Tackling the Abstraction and Reasoning Corpus (ARC) with Object-centric Models and the MDL Principle (2311.00545v1)

Abstract: The Abstraction and Reasoning Corpus (ARC) is a challenging benchmark, introduced to foster AI research towards human-level intelligence. It is a collection of unique tasks about generating colored grids, specified by a few examples only. In contrast to the transformation-based programs of existing work, we introduce object-centric models that are in line with the natural programs produced by humans. Our models can not only perform predictions, but also provide joint descriptions for input/output pairs. The Minimum Description Length (MDL) principle is used to efficiently search the large model space. A diverse range of tasks are solved, and the learned models are similar to the natural programs. We demonstrate the generality of our approach by applying it to a different domain.

Tackling the Abstraction and Reasoning Corpus (ARC) with Object-centric Models and the MDL Principle

In the field of advancing AI to achieve human-level intelligence, the Abstraction and Reasoning Corpus (ARC) benchmark has been pivotal. It raises the challenge of generating colored grids based on sparse examples, thus aiming to push AI systems beyond narrow generalization to demonstrate flexibility and adaptability in novel tasks. This paper introduces a novel method employing object-centric models guided by the Minimum Description Length (MDL) principle to tackle ARC tasks. This method contrasts with prior approaches that primarily utilize transformation-based program synthesis.

Introduction

Despite significant strides in specific AI applications such as image recognition, board games, and natural language processing, AI systems often falter in generalizing across novel tasks with minimal training. This limitation has spurred efforts to develop more versatile and adaptive AI, with ARC serving as a unique psychometric test differentiating human and machine intelligence.

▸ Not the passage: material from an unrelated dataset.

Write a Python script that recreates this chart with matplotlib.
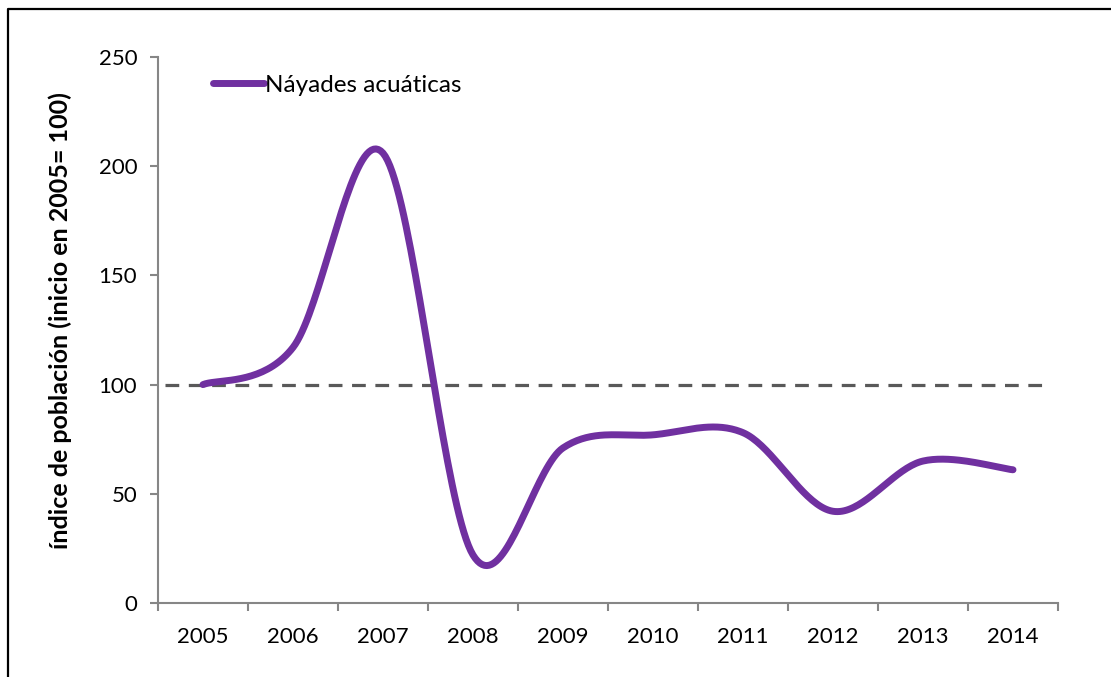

ARC tasks demand converting input grids to output grids based on a few exemplars, a domain where humans significantly outshine even the best AI models.

Contributions

This paper makes two notable contributions to address the ARC challenge:

1. Object-centric Models: The authors propose models that parse and generate grids in terms of object patterns and computations on those objects. This contrasts with transformation-based approaches and aligns more closely with how humans conceptualize and solve ARC tasks.
2. MDL-based Efficient Search: The MDL principle is employed to efficiently navigate the large space of possible models. This principle facilitates finding models that compress the data effectively, reflecting more succinct and natural programs.

Methodology

Object-centric Models

The proposed object-centric models combine patterns and functions, diverging from purely procedural transformation-based approaches. These models handle invariants versus variants in tasks by defining pattern constructors for grid elements (e.g., squares, rectangles) and leveraging references to input grid components and functions for output generation.

ARC task models consist of an input grid model and an output grid model. Parsing and generating grids with these models involve determining descriptions that can either parse a grid according to the model or generate a grid from a model description. These functions enable three operational modes:

• Predict: Generating an output grid from an input grid.
• Describe: Providing a joint description for input-output grid pairs.
• Create: Synthesizing new input-output grid pairs consistent with the task model.

MDL-based Learning

MDL principle drives the learning process by selecting models that best compress the training data set. Two-part MDL measures the model and the data encoded by the model:

• $$L(M,D) = L(M) + \alpha \sum_{(g^i,g^o)} L(g^i,g^o\,|\,M)$$
  • $L(M)$ describes the model's complexity.
  • $L(D\,|\,M)$ accounts for the data encoded with the model, adjusted by a rehearsal factor $\alpha$.

The strategy involves starting with an initial model and iteratively refining it based on the ability to compress data. Pruning further generalizes models post-learning, ensuring they do not overfit to specific training examples.

Evaluation

Performance on ARC

The approach was evaluated on 800 ARC tasks and in ARCathon'22. It demonstrated competitive performance:

• Solved 96/400 training tasks (24%) with an average runtime of 4.6 seconds per task.
• Achieved a generalization rate of 92% on training tasks and 72% on evaluation tasks, indicating strong model consistency across different examples.

Compared to previous methods, this approach uses fewer primitives (30) and achieves substantial depth of search (average of 19 steps), reflecting efficient and comprehensive model refinement.

Application to FlashFill

By redefining patterns and functions, the approach was adapted to automate spreadsheets' cell transformations (FlashFill). It performed well on the example set, solving 5/14 tasks completely and demonstrating partial success on others. This highlighted the method's versatility beyond ARC, capable of learning models that align closely with natural programs produced by humans.

Conclusion and Future Prospects

This research advances AI’s ability to efficiently solve novel tasks with minimal training data by leveraging object-centric models and the MDL principle. Future work aims to broaden the scope of the models to cover more comprehensive knowledge priors required by ARC and further enhance capabilities in domains like FlashFill. The results underscore the potential for developing more intelligent systems that mirror human cognitive processes in problem-solving.